知道秘密的人,在冲动地想把自己的重大发现说出来时,应扪心自问几个问题:你倾吐的对象能用正确的眼光看待这些秘密吗?还是会一直放在心里,甚至带入梦里?这个对象真能提供什么帮助吗?还是你只是找个人替你分担心事?时机也很重要。你把秘密说出来,是否突然使原本一团糟的状况变得更混乱?如果你无法彻底保密,是否至少可等危机过去再说?最后在这里提出一项决定性的测试:会不会在你倾吐秘密之后,感到好过些了,却令倾听的那位密友开始不好过了呢?如果是这样,你不是在“分担”,而是在“倒弃”,这当然是不公平的。

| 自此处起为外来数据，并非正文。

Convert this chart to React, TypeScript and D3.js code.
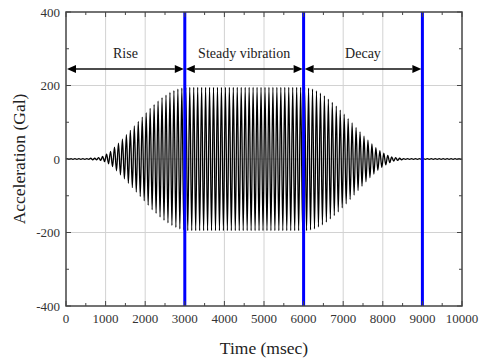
import { useMemo } from "react";
import * as d3 from "d3";

// peak amplitude (Gal) of each 100 msec cycle
const cycleAmplitudes = [
  1, 1, 1, 1, 1, 1, 2, 2, 4, 7,
  13, 21, 32, 43, 54, 66, 78, 90, 102, 114,
  126, 138, 148, 158, 167, 174, 181, 186, 190, 193,
  195, 195, 195, 195, 195, 195, 195, 195, 195, 195,
  195, 195, 195, 195, 195, 195, 195, 195, 195, 195,
  195, 195, 195, 195, 195, 195, 195, 195, 195, 195,
  195, 193, 190, 185, 179, 172, 163, 154, 144, 133,
  122, 110, 98, 86, 74, 62, 51, 41, 31, 23,
  16, 10, 6, 4, 2, 1, 1, 1, 1, 1,
  1, 1, 1, 1, 1, 1, 1, 1, 1, 1,
];
const cyclePeriod = 100; // msec

const phaseBounds = [0, 3000, 6000, 9000];
const phaseLines = [3000, 6000, 9000];
const phaseLabels = ["Rise", "Steady vibration", "Decay"];

const xTicks = [0, 1000, 2000, 3000, 4000, 5000, 6000, 7000, 8000, 9000, 10000];
const xMinor = [500, 1500, 2500, 3500, 4500, 5500, 6500, 7500, 8500, 9500];
const yTicks = [-400, -200, 0, 200, 400];
const yMinor = [-300, -100, 100, 300];

const serif = "'Liberation Serif', 'DejaVu Serif', serif";

export default function App() {
  const width = 481;
  const height = 361;
  const m = { left: 66, right: 19, top: 12, bottom: 55 };
  const iw = width - m.left - m.right;
  const ih = height - m.top - m.bottom;

  const x = d3.scaleLinear().domain([0, 10000]).range([0, iw]);
  const y = d3.scaleLinear().domain([-400, 400]).range([ih, 0]);

  const path = useMemo(() => {
    const pts: [number, number][] = [[0, 0]];
    cycleAmplitudes.forEach((a, i) => {
      pts.push([i * cyclePeriod + cyclePeriod / 4, a]);
      pts.push([i * cyclePeriod + (3 * cyclePeriod) / 4, -a]);
    });
    pts.push([10000, 0]);
    return d3
      .line<[number, number]>()
      .x((d) => x(d[0]))
      .y((d) => y(d[1]))
      .curve(d3.curveMonotoneX)(pts);
  }, [iw, ih]);

  const frame = "#444";
  const arrowY = y(245);
  const ah = 9;

  return (
    <svg
      width={width}
      height={height}
      style={{ position: "absolute", left: 0, top: 0, background: "#fff", fontFamily: serif }}
    >
      <g transform={`translate(${m.left},${m.top})`}>
        {xTicks.slice(1, -1).map((t) => (
          <line key={"gx" + t} x1={x(t)} x2={x(t)} y1={0} y2={ih} stroke="#d2d2d2" strokeWidth={1} />
        ))}
        {yTicks.slice(1, -1).map((t) => (
          <line key={"gy" + t} x1={0} x2={iw} y1={y(t)} y2={y(t)} stroke="#d2d2d2" strokeWidth={1} />
        ))}

        <path d={path ?? ""} fill="none" stroke="#000" strokeWidth={1.3} />

        {phaseLines.map((t) => (
          <line key={"b" + t} x1={x(t)} x2={x(t)} y1={0} y2={ih} stroke="#0000ff" strokeWidth={3} />
        ))}

        {phaseLabels.map((label, i) => {
          const x0 = x(phaseBounds[i]) + 1;
          const x1 = x(phaseBounds[i + 1]) - 1;
          return (
            <g key={label}>
              <line x1={x0 + ah} x2={x1 - ah} y1={arrowY} y2={arrowY} stroke="#111" strokeWidth={1.6} />
              <path d={`M${x0},${arrowY}L${x0 + ah},${arrowY - 4}L${x0 + ah},${arrowY + 4}Z`} fill="#000" />
              <path d={`M${x1},${arrowY}L${x1 - ah},${arrowY - 4}L${x1 - ah},${arrowY + 4}Z`} fill="#000" />
              <text
                x={(x0 + x1) / 2}
                y={y(274)}
                textAnchor="middle"
                fontSize={14}
                fill="#222"
                style={{ fontFamily: serif }}
              >
                {label}
              </text>
            </g>
          );
        })}

        {/* ticks, inward on all four sides */}
        {xTicks.map((t) => (
          <g key={"tx" + t}>
            <line x1={x(t)} x2={x(t)} y1={ih} y2={ih - 5} stroke={frame} strokeWidth={1} />
            <line x1={x(t)} x2={x(t)} y1={0} y2={5} stroke={frame} strokeWidth={1} />
            <text x={x(t)} y={ih + 17} textAnchor="middle" fontSize={13} fill="#333" style={{ fontFamily: serif }}>
              {t}
            </text>
          </g>
        ))}
        {xMinor.map((t) => (
          <g key={"mx" + t}>
            <line x1={x(t)} x2={x(t)} y1={ih} y2={ih - 3} stroke={frame} strokeWidth={1} />
            <line x1={x(t)} x2={x(t)} y1={0} y2={3} stroke={frame} strokeWidth={1} />
          </g>
        ))}
        {yTicks.map((t) => (
          <g key={"ty" + t}>
            <line x1={0} x2={5} y1={y(t)} y2={y(t)} stroke={frame} strokeWidth={1} />
            <line x1={iw} x2={iw - 5} y1={y(t)} y2={y(t)} stroke={frame} strokeWidth={1} />
            <text x={-6} y={y(t)} dy="0.35em" textAnchor="end" fontSize={13} fill="#333" style={{ fontFamily: serif }}>
              {t}
            </text>
          </g>
        ))}
        {yMinor.map((t) => (
          <g key={"my" + t}>
            <line x1={0} x2={3} y1={y(t)} y2={y(t)} stroke={frame} strokeWidth={1} />
            <line x1={iw} x2={iw - 3} y1={y(t)} y2={y(t)} stroke={frame} strokeWidth={1} />
          </g>
        ))}

        <rect x={0} y={0} width={iw} height={ih} fill="none" stroke={frame} strokeWidth={1.5} />

        <text x={iw / 2} y={ih + 48} textAnchor="middle" fontSize={17.5} fill="#222" style={{ fontFamily: serif }}>
          Time (msec)
        </text>
        <text
          transform={`translate(${-41},${ih / 2}) rotate(-90)`}
          textAnchor="middle"
          fontSize={17.5}
          fill="#222"
          style={{ fontFamily: serif }}
        >
          Acceleration (Gal)
        </text>
      </g>
    </svg>
  );
}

至于在“倾听的人”这一方面,我们必须明白,往往是我们容许别人倾吐的。很多人以为把秘密透露给你,是施给你恩惠,偏偏又有像我这种会跳起来吃铒的笨人与他们应和,令他们自以为很重要。结果,我们这些蒙受恩惠的人,得到的却是宁可永远都不知道的情报。啊,如果被牵扯进别人的卑污事情里是一项恩惠的话,我可真担当不起呢。从今以后,我绝不会对自己的朋友硬塞给这种恩惠。
当涉及他人的私事时,我知道我若不知道将更快乐。
——这可是我的秘密哟。
再回到餐厅吧。这时候,听到亚琳要告诉我秘密。我对她微笑着。
“是哪一方面的?”我问。
“什么意思?”她一脸的困惑。
“这个嘛,我没办法先答应你不告诉别人,得等到我知道是关于什么的秘密,才能断定。”我不会再让自己背负不忠的丈夫或亲戚们那些没人想知道的包袱。
“是希尔第生日的事。”
我放心地吐了口气。庆贺生日的有些活动倒是挺好玩的,不过,如果她的语气听起来事情比较复杂,或者会使我感到烦乱,我就会跳过不听。这是我现在的原则,当然啦,有时候不听,自己也会后悔,但是我知道,从长远看来,我会过得比较快乐。这就是我的秘密。